Sigit mengaku pihaknya menghargai partisipasi LBH dalam mengkritik kebijakan Anies di Ibu Kota. Ia juga menegaskan bahwa Pemprov DKI tak ingin berpolemik dengan rapor merah yang diterima.

"kami akan mempelajari sesegera mungkin untuk bisa memberikan respon termasuk juga mengklarifikasi atas apa yang menjadi rekomendasinya," ungkap Sigit.

Sebagai tindak lanjut, setelah mempelajari sepuluh catatan kritis LBH, Sigit menyebut Anies akan mengatur pertemuan lebih lanjut.

Semua akan kita pelajari untuk kita bisa respons, karena setelah ini Pak Gubernur juga akan kita atur untuk bisa bertemu teman-teman dari LBH, sehingga mendapatkan penjelasan yang lengkap," tuturnya.

Sebagai informasi, siang tadi LBH Jakarta menyerahkan rapor merah empat tahu kepemimpinan Gubernur DKI Jakarta Anies Baswedan di Balai Kota DKI Jakarta, Jalan Medan Merdeka Selatan.

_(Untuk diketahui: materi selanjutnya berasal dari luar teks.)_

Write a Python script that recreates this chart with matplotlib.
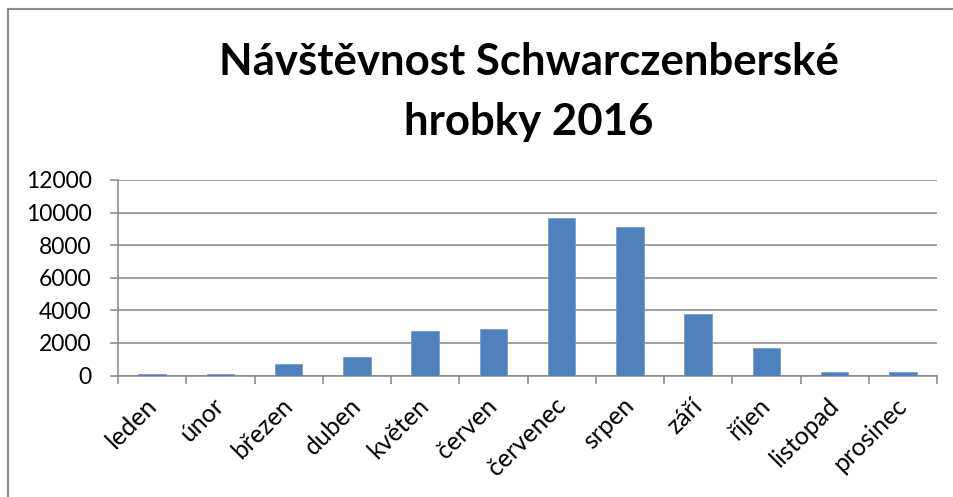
import matplotlib
matplotlib.use("Agg")
import matplotlib.pyplot as plt
from matplotlib.lines import Line2D

# Data
mesice = ['leden', 'únor', 'březen', 'duben', 'květen', 'červen',
          'červenec', 'srpen', 'září', 'říjen', 'listopad', 'prosinec']
navstevnost = [100, 75, 710, 1120, 2710, 2830, 9660, 9130, 3750, 1710, 220, 190]
y_ticks = [0, 2000, 4000, 6000, 8000, 10000, 12000]
titulek = 'Návštěvnost Schwarczenberské\nhrobky 2016'

plt.rcParams['font.family'] = ['Lato', 'DejaVu Sans']

fig = plt.figure(figsize=(9.54, 4.97), dpi=100)
ax = fig.add_axes([118 / 954, 1 - 375.5 / 497, 819 / 954, 195.5 / 497])

seda = '#868686'
x = list(range(len(mesice)))
ax.bar(x, navstevnost, width=0.4, color='#4F81BD', edgecolor='#6d96c8',
       linewidth=0.5, zorder=3)

ax.set_xlim(-0.5, len(mesice) - 0.5)
ax.set_ylim(0, 12000)
ax.set_yticks(y_ticks)
ax.set_yticklabels([str(v) for v in y_ticks])
ax.yaxis.grid(True, color=seda, linewidth=1.1, zorder=0)

ax.set_xticks(x)
ax.set_xticklabels(mesice, rotation=45, ha='right', va='center',
                   rotation_mode='anchor')
ax.set_xticks([i - 0.5 for i in range(len(mesice) + 1)], minor=True)
ax.tick_params(axis='x', which='major', length=0, pad=19, labelsize=18)
ax.tick_params(axis='x', which='minor', length=6, width=1.1, color=seda,
               direction='out')
ax.tick_params(axis='y', length=6, width=1.1, color=seda, pad=13,
               labelsize=16.5)

for side in ['top', 'right']:
    ax.spines[side].set_visible(False)
for side in ['left', 'bottom']:
    ax.spines[side].set_color(seda)
    ax.spines[side].set_linewidth(1.1)

fig.text(529 / 954, 1 - 92 / 497, titulek, ha='center', va='center',
         fontsize=31.5, fontweight='bold', linespacing=1.58)

# gray chart border (only top and left visible in the reference)
fig.add_artist(Line2D([8 / 954, 8 / 954], [0, 1 - 8.5 / 497],
                      transform=fig.transFigure, color='#8c8c8c', linewidth=1.5))
fig.add_artist(Line2D([8 / 954, 1], [1 - 8.5 / 497, 1 - 8.5 / 497],
                      transform=fig.transFigure, color='#8c8c8c', linewidth=1.5))

fig.savefig('out.png', dpi=100)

Ada 10 catatan yang tertuang dalam rapor merah tersebut. Kebijakan yang masuk dalam kritikan LBH adalah buruknya kualitas udara di Jakarta, akses air bersih yang belum merata, penanganan banjir yang belum optimal, lalu penataan kampung kota yang belum partisipatif.

Selanjutnya, Anies dianggap tak serius dalam memperluas akses terhadap bantuan hukum, warga masih sulit memiliki tempat tinggal, belum ada bentuk intervensi yang signifikan terkait permasalahan yang menimpa masyarakat pesisir dan pulau kecil.

Kemudian, penanganan pandemi yang masih setengah hati, penggusuran paksa yang masih menghantui warga Jakarta, hingga reklamasi yang masih terus berlanjut.